Zinn discusses the ways we ended the war and how we gained from it. He also talks about the atrocities we committed against Americans in the name of patriotism and security. As usual, we promoted racism and xenophobia so that those with power and control could maintain it more easily. Go ahead, read the chapter.

Zinn also talks about the fascinating ways that the government created the Cold War and used it to manipulate Americans into buying into oppressive and exploitive foreign policy decisions.

"World events right after [WWII] made it easier to build up public support for the anti-Communist crusade at home. In 1948, the Communist party in Czechoslovakia ousted non-Communists from the government and established their own rule. The Soviet Union that year blockaded Berlin, which was a jointly occupied city isolated inside the Soviet sphere of East Germany, forcing the United States to airlift supplies into Berlin. In 1949, there was the Communist victory in China, and in that year also, the Soviet Union exploded its first atomic bomb. In 1950 the Korean war began. These were all portrayed to the public as signs of a world Communist conspiracy.

"Not as publicized as the Communist victories, but just as disturbing to the American government, was the upsurge all over the world of colonial peoples demanding independence. Revolutionary movements were growing—in Indochina against the French; in Indonesia against the Dutch; in the Philippines, armed rebellion against the United States."

Zinn talks about McCarthyism, how Republicans started it and Democrats helped implement the prosecutions and censureships. The Red Scare unified even the more liberal parts of society against Communisism, permitting the military to get bigger and stronger to defend against the enemy. "At the start of 1950, the total U.S. budget was about $40 billion, and the military part of it was about $12 billion. But by 1955, the military part alone was $40 billion out of a total of $62 billion."
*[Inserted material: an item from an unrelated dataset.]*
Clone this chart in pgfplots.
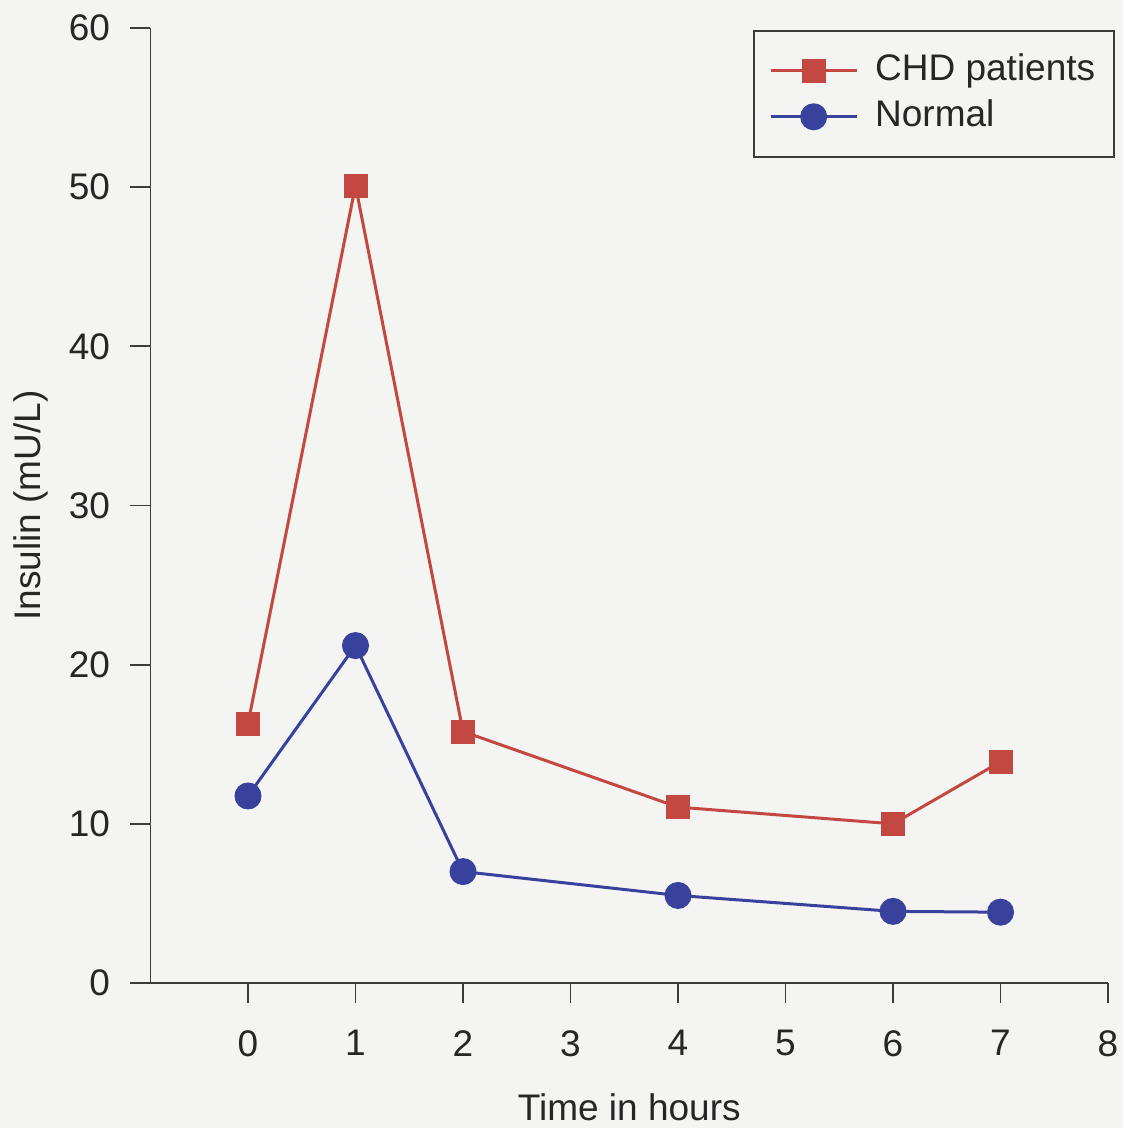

"By 1970, the U.S. military budget was $80 billion and the corporations involved in military production were making fortunes. Two-thirds of the 40 billion spent on weapons systems was going to twelve or fifteen giant industrial corporations, whose main reason for existence was to fulfill government military contracts. Senator Paul Douglass, an economist and chairman of the Joint Economic Committee of the Senate, noted that "six-sevenths of these contracts are not competitive. . . . In the alleged interest of secrecy, the government picks a company and draws up a contract in more or less secret negotiations."" You can bet I know this to be true. My dad was a fighter pilot in the Air Force, then retired and went to work for Boeing and Lockheed Martin. As a country, we wanted control over oil and other resources, so we interfered in the governments of South America and Lebanon and Cuba.

" The country was on a permanent war economy which had big pockets of poverty, but there were enough people at work, making enough money, to keep things quiet. The distribution of wealth was still unequal. From 1944 to 1961, it had not changed much: the lowest fifth of the families received 5 percent of all the income; the highest fifth received 45 percent of all the income. In 1953, 1.6 percent of the adult population owned more than 80 percent of the corporate stock and nearly 90 percent of the corporate bonds. About 200 giant corporations out of 200,000 corporations—one-tenth of 1 percent of all corporations—controlled about 60 percent of the manufacturing wealth of the nation."

The military was huge and ensuring that big business's interests were being favored all around the world. At home, though, the disparity continued. Thus Zinn concludes this chapter: "Nothing had to be done for blacks. Nothing had to be done to change the economic structure. An aggressive foreign policy could continue. The country seemed under control. And then, in the 1960s, came a series of explosive rebellions in every area of American life, which showed that all the system's estimates of security and success were wrong."